> Stated problem:
Find and copy lines holding "this".

++++ Data provided

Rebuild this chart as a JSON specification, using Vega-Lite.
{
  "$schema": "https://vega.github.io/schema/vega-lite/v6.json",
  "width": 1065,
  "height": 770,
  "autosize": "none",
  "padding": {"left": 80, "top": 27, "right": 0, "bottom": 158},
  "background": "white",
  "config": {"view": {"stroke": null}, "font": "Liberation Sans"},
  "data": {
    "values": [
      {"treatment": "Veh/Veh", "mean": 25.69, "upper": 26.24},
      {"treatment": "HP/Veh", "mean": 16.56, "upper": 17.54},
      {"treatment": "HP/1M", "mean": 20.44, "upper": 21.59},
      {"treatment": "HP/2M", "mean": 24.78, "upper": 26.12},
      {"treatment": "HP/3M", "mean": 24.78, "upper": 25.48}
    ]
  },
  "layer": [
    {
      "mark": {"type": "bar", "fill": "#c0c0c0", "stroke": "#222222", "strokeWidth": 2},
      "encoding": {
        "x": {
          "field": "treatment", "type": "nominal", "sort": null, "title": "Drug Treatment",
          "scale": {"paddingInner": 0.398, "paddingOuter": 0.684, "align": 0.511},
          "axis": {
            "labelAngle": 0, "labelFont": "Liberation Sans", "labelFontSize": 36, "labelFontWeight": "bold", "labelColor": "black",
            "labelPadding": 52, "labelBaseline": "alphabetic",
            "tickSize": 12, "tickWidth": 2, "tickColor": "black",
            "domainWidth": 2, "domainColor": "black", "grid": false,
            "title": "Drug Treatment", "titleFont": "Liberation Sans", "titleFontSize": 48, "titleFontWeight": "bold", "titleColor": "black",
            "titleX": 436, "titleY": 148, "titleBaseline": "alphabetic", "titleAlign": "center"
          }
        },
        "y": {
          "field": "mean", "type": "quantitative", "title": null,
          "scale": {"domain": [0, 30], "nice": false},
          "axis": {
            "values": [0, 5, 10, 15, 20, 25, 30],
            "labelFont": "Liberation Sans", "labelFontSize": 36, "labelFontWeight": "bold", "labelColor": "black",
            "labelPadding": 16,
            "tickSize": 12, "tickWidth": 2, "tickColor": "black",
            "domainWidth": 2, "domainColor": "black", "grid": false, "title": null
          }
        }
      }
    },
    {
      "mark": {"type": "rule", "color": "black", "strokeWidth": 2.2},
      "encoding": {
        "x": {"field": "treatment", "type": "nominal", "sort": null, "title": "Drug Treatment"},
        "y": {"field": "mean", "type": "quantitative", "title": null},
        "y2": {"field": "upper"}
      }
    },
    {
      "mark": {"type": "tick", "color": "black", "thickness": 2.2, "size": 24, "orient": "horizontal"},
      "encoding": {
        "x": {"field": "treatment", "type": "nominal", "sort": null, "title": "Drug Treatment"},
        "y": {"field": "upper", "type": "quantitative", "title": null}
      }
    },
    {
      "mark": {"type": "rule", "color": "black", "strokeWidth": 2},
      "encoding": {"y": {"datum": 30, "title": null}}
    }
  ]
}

++++++++
++++ Data provided

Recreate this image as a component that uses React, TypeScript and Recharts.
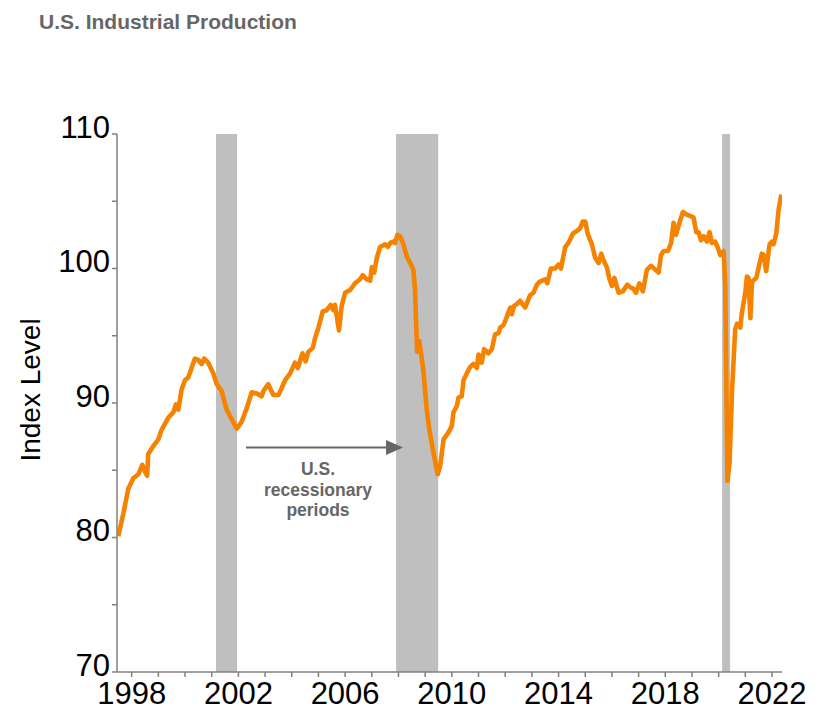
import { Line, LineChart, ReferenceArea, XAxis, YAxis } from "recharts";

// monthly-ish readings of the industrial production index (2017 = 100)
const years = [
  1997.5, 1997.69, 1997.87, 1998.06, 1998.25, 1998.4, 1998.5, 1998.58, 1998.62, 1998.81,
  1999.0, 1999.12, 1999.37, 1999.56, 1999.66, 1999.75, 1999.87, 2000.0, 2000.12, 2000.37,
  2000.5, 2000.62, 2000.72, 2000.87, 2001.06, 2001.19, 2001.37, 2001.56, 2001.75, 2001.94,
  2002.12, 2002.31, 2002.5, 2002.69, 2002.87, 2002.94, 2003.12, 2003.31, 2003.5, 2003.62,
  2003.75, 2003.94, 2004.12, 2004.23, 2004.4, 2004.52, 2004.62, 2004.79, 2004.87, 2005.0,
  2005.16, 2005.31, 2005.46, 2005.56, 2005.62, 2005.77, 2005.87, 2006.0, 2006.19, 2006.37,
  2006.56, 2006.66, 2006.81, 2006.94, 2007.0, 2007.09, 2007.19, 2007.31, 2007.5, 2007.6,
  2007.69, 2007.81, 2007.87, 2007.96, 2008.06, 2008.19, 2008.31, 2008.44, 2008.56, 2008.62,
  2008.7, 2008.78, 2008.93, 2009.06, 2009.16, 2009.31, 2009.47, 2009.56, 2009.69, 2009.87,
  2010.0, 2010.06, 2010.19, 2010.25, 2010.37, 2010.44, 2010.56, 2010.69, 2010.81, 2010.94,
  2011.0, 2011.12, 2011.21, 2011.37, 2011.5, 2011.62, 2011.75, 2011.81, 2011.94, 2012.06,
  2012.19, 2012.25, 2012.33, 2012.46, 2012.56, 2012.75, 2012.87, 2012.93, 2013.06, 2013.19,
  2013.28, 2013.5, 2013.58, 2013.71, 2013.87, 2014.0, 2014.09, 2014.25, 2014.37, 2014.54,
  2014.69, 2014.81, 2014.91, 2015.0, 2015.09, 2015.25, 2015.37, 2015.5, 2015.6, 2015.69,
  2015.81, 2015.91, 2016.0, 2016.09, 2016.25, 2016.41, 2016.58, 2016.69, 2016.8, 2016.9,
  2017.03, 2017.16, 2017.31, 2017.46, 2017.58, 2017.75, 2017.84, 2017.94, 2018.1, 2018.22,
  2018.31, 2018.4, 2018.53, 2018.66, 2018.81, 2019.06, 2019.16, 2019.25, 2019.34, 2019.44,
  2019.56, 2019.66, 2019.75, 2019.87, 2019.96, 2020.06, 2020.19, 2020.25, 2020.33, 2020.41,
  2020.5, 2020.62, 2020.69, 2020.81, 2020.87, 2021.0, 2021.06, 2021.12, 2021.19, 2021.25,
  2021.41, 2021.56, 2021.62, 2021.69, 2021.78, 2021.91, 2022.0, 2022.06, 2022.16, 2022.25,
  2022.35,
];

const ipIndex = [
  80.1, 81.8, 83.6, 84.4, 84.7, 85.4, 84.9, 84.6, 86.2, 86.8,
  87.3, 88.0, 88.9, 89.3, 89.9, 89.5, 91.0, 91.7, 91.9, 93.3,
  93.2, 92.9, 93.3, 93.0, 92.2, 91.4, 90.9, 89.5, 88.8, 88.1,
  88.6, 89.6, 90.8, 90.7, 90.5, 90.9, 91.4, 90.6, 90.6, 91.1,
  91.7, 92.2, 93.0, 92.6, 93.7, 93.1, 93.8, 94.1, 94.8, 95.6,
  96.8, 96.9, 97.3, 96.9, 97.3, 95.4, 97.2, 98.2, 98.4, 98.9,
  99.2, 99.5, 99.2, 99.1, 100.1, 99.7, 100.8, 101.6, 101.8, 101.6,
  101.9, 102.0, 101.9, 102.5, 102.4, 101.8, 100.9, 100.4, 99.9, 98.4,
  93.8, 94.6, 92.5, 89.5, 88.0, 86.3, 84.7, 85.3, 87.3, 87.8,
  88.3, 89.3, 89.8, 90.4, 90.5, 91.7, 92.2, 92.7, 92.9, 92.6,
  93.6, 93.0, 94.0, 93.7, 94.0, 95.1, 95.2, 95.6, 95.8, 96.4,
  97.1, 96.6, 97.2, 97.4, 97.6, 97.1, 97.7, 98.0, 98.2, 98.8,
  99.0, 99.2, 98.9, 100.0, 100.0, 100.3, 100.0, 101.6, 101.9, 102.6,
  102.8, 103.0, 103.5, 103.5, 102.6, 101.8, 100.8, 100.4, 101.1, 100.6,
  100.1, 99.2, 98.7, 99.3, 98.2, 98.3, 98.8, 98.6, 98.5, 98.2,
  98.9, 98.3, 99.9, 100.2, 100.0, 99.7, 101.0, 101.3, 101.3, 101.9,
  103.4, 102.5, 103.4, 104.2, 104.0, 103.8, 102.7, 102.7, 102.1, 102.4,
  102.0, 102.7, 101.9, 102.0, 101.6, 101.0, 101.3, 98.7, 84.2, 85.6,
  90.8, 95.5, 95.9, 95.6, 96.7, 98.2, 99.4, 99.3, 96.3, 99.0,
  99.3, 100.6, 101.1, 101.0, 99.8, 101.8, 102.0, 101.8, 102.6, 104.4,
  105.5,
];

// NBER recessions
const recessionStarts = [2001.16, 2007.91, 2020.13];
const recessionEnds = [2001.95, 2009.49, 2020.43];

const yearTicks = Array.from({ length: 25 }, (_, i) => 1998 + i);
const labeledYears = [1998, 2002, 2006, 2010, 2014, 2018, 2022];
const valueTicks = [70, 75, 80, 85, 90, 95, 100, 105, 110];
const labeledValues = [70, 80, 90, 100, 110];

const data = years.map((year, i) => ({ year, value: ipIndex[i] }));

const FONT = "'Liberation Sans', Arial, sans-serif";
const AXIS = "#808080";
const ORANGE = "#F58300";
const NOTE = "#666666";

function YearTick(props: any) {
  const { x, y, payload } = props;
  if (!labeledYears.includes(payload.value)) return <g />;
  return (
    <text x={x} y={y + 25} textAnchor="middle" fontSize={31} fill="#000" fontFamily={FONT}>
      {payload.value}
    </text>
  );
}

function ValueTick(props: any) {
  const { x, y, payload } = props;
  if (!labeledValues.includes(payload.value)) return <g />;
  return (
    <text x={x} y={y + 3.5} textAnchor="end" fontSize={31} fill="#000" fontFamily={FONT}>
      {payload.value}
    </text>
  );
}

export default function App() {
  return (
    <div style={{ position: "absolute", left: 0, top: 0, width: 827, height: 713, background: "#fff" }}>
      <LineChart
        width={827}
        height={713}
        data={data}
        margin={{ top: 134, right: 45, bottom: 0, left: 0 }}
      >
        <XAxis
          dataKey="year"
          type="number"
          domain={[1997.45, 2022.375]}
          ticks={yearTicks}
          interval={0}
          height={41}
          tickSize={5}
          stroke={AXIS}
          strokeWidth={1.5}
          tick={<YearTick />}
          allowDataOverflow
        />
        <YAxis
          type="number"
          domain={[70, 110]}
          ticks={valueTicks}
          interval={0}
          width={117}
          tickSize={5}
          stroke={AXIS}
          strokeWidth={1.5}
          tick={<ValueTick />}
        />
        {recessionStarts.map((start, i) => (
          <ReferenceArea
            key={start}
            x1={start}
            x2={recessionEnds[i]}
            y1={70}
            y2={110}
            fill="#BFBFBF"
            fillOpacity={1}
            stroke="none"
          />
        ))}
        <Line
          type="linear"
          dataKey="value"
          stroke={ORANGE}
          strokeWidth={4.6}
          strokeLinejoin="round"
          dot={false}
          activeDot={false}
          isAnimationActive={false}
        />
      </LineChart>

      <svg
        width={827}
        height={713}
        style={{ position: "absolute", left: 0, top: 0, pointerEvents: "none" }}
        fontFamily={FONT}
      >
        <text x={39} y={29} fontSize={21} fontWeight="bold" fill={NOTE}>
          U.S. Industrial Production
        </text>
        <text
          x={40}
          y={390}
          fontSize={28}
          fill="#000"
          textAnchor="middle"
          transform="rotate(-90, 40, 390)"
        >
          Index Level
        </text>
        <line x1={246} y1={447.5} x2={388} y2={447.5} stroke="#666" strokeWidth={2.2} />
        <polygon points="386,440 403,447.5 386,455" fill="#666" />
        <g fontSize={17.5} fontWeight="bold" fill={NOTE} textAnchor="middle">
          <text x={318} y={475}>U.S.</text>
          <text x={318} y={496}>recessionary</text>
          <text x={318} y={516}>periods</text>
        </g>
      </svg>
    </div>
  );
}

++++++++

> Result of the task:
Rebuild this chart as a JSON specification, using Vega-Lite.
Recreate this image as a component that uses React, TypeScript and Recharts.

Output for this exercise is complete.